Source records:
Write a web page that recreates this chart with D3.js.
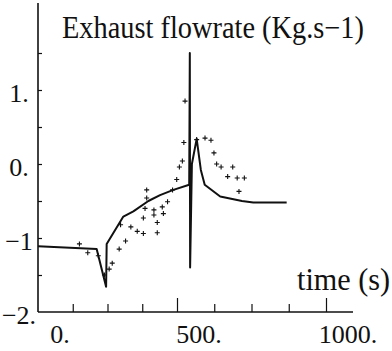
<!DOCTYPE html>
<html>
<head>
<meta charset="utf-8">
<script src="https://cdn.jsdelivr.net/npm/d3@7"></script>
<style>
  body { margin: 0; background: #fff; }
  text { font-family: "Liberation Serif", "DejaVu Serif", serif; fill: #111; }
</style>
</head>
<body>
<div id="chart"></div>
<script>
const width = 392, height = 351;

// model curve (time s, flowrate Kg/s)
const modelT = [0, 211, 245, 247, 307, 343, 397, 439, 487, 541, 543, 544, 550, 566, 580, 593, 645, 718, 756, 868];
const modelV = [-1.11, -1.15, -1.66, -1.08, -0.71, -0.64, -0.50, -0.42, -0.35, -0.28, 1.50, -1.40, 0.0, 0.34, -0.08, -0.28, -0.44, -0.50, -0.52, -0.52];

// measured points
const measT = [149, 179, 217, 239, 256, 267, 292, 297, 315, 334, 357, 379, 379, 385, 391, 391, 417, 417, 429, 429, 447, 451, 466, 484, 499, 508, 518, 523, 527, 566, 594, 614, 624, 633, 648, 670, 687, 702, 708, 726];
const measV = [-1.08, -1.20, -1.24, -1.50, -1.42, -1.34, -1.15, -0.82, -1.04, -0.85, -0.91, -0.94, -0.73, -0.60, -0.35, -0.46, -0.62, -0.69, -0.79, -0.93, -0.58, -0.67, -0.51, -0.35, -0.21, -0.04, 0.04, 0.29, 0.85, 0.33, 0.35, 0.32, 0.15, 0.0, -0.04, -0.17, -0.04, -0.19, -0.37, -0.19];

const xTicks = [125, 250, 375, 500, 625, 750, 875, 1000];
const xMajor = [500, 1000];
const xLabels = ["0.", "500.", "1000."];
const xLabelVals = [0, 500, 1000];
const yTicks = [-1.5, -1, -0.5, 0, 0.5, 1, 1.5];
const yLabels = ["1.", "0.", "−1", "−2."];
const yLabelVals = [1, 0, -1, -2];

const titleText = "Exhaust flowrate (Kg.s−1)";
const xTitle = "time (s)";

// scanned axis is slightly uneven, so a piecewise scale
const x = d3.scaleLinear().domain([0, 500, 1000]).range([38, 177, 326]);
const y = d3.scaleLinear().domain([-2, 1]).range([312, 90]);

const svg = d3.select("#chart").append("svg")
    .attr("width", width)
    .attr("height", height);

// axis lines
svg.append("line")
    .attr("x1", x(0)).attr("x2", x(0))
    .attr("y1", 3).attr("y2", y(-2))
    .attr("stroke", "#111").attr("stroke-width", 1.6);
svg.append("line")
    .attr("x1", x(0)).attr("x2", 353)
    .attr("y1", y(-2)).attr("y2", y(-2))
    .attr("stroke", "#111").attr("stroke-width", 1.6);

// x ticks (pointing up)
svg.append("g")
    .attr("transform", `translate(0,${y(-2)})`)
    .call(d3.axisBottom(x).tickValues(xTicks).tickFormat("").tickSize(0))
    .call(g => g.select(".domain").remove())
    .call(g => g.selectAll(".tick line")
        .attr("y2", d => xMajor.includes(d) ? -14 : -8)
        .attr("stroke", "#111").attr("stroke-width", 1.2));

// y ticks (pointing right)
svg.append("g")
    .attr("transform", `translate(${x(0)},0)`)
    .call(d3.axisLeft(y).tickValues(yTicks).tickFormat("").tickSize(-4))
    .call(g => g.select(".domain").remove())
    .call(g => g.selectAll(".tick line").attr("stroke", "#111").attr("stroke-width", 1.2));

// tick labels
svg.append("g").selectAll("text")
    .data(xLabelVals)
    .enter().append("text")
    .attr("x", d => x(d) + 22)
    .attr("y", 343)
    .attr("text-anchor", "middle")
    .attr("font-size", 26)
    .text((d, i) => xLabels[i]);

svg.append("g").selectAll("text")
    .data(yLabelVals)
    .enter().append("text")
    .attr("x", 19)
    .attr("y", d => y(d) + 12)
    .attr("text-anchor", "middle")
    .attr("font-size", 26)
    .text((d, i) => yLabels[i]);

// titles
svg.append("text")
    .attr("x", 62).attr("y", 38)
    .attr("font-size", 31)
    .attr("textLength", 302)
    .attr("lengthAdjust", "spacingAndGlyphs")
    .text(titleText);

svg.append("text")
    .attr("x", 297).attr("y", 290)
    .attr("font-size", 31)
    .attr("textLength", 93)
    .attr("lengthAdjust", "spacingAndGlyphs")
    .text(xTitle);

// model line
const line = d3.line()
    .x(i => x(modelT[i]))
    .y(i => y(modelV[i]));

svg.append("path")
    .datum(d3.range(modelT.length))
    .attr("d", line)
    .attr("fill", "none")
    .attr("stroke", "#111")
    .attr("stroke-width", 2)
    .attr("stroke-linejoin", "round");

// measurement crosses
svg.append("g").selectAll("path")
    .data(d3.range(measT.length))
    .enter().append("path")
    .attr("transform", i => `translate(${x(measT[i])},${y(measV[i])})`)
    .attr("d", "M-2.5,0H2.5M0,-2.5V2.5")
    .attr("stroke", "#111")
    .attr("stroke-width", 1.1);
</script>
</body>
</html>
...
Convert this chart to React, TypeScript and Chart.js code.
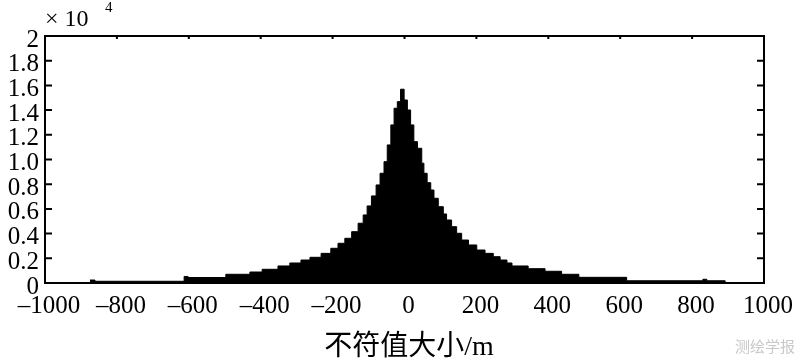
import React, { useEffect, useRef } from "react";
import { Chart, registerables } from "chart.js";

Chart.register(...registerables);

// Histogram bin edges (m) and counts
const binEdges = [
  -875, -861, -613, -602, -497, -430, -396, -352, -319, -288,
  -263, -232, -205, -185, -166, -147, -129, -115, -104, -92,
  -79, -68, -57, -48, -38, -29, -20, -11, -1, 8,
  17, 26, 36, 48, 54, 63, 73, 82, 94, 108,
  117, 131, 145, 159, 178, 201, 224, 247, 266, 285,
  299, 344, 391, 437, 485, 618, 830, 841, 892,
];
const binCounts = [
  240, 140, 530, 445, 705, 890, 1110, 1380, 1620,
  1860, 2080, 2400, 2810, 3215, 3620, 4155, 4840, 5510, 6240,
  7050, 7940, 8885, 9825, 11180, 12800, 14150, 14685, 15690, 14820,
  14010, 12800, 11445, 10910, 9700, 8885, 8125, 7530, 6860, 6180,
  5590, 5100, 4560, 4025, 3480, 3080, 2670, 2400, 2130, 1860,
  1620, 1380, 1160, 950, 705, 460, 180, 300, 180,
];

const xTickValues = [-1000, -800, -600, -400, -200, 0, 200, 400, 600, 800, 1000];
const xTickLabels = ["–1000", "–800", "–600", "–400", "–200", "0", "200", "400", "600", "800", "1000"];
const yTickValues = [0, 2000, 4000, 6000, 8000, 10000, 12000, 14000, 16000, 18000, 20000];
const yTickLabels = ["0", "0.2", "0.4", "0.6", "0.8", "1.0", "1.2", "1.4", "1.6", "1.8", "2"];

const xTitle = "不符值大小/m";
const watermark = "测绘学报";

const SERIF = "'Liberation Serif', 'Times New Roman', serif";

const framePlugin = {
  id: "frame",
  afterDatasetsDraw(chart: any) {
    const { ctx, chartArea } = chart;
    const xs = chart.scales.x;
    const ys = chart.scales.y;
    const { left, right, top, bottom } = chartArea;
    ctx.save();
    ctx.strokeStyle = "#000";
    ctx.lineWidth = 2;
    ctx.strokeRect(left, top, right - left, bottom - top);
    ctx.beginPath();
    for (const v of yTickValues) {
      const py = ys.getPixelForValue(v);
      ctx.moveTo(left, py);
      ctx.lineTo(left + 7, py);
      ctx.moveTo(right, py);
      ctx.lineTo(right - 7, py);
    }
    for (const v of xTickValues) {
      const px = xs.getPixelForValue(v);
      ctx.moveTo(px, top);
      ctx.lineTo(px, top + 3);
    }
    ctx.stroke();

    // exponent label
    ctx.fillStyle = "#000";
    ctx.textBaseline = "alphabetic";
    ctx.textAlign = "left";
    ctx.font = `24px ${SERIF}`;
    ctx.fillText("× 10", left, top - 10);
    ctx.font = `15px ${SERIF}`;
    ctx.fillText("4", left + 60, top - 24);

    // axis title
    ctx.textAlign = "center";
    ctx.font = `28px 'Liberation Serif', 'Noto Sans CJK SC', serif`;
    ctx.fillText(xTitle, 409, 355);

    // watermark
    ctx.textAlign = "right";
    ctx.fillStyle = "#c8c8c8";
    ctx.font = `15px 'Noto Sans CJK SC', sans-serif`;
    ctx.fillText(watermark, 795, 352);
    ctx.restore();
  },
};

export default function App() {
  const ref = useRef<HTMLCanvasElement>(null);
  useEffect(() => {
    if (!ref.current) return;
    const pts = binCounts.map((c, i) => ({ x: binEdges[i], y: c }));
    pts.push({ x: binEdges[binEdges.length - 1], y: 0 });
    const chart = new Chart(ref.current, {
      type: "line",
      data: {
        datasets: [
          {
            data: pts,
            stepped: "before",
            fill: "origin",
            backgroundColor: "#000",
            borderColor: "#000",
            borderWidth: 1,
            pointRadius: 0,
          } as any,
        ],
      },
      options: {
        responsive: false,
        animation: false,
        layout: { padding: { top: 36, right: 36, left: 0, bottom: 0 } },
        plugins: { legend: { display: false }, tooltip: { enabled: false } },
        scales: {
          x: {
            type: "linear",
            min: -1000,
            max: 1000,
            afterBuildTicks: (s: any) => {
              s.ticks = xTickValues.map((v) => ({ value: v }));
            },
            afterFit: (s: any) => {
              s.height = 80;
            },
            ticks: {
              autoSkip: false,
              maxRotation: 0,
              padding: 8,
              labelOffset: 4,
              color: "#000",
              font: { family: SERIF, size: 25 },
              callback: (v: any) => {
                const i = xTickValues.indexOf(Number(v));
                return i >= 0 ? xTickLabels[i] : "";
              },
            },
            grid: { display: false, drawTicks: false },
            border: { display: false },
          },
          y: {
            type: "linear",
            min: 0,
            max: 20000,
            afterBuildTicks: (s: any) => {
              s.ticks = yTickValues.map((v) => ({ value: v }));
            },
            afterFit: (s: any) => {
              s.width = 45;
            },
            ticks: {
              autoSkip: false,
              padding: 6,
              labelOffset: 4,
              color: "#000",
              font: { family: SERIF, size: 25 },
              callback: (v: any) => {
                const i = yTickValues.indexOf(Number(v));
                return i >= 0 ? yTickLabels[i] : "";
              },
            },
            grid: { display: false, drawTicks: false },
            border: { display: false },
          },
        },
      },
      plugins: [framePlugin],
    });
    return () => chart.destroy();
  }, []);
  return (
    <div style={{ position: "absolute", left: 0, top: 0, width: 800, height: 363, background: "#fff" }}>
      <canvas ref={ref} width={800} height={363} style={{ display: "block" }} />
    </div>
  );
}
---
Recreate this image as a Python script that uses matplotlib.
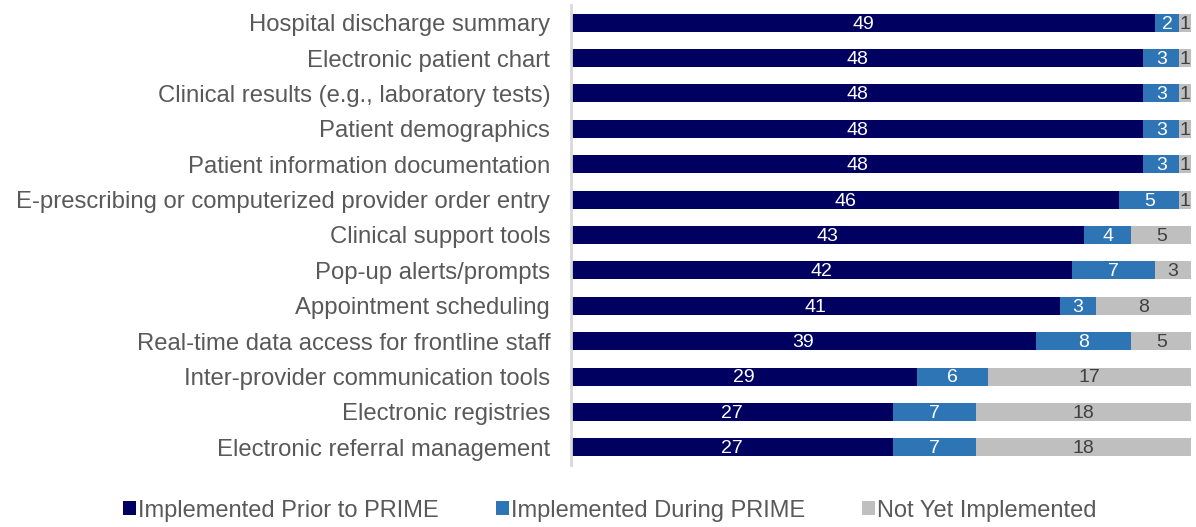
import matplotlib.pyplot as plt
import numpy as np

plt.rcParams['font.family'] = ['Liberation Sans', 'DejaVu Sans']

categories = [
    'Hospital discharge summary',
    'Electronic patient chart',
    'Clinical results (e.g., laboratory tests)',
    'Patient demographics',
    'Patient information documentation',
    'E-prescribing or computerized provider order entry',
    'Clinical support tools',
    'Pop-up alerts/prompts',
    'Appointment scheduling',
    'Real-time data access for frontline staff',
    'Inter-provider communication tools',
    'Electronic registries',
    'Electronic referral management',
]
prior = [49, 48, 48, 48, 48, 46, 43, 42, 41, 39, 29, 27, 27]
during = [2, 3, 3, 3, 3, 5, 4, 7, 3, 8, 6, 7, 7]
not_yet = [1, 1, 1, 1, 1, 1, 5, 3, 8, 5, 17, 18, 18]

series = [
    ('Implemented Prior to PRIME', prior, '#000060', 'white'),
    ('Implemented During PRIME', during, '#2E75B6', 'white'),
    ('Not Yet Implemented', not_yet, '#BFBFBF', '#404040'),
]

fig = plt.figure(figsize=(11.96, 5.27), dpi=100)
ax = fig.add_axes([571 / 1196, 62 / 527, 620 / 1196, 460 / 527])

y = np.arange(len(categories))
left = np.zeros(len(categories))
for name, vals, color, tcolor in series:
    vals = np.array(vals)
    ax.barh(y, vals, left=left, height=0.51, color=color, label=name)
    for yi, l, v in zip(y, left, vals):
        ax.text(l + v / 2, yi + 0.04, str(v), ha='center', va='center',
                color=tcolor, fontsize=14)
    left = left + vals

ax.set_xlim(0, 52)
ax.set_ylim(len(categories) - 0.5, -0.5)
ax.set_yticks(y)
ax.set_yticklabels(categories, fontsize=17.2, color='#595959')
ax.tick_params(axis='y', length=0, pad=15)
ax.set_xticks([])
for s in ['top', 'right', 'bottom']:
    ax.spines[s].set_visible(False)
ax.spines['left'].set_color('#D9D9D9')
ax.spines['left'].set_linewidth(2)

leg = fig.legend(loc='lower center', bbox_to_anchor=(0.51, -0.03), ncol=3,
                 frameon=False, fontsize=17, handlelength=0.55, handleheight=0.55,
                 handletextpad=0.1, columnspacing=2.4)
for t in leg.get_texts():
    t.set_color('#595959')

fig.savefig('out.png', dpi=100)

Exercise: From the records above, extract the lines from the one holding "Recreate this image" through the one holding "ax = fig.add_axes([571", word for word; omit the pictures.

Written solution:
Recreate this image as a Python script that uses matplotlib.
import matplotlib.pyplot as plt
import numpy as np

plt.rcParams['font.family'] = ['Liberation Sans', 'DejaVu Sans']

categories = [
    'Hospital discharge summary',
    'Electronic patient chart',
    'Clinical results (e.g., laboratory tests)',
    'Patient demographics',
    'Patient information documentation',
    'E-prescribing or computerized provider order entry',
    'Clinical support tools',
    'Pop-up alerts/prompts',
    'Appointment scheduling',
    'Real-time data access for frontline staff',
    'Inter-provider communication tools',
    'Electronic registries',
    'Electronic referral management',
]
prior = [49, 48, 48, 48, 48, 46, 43, 42, 41, 39, 29, 27, 27]
during = [2, 3, 3, 3, 3, 5, 4, 7, 3, 8, 6, 7, 7]
not_yet = [1, 1, 1, 1, 1, 1, 5, 3, 8, 5, 17, 18, 18]

series = [
    ('Implemented Prior to PRIME', prior, '#000060', 'white'),
    ('Implemented During PRIME', during, '#2E75B6', 'white'),
    ('Not Yet Implemented', not_yet, '#BFBFBF', '#404040'),
]

fig = plt.figure(figsize=(11.96, 5.27), dpi=100)
ax = fig.add_axes([571 / 1196, 62 / 527, 620 / 1196, 460 / 527])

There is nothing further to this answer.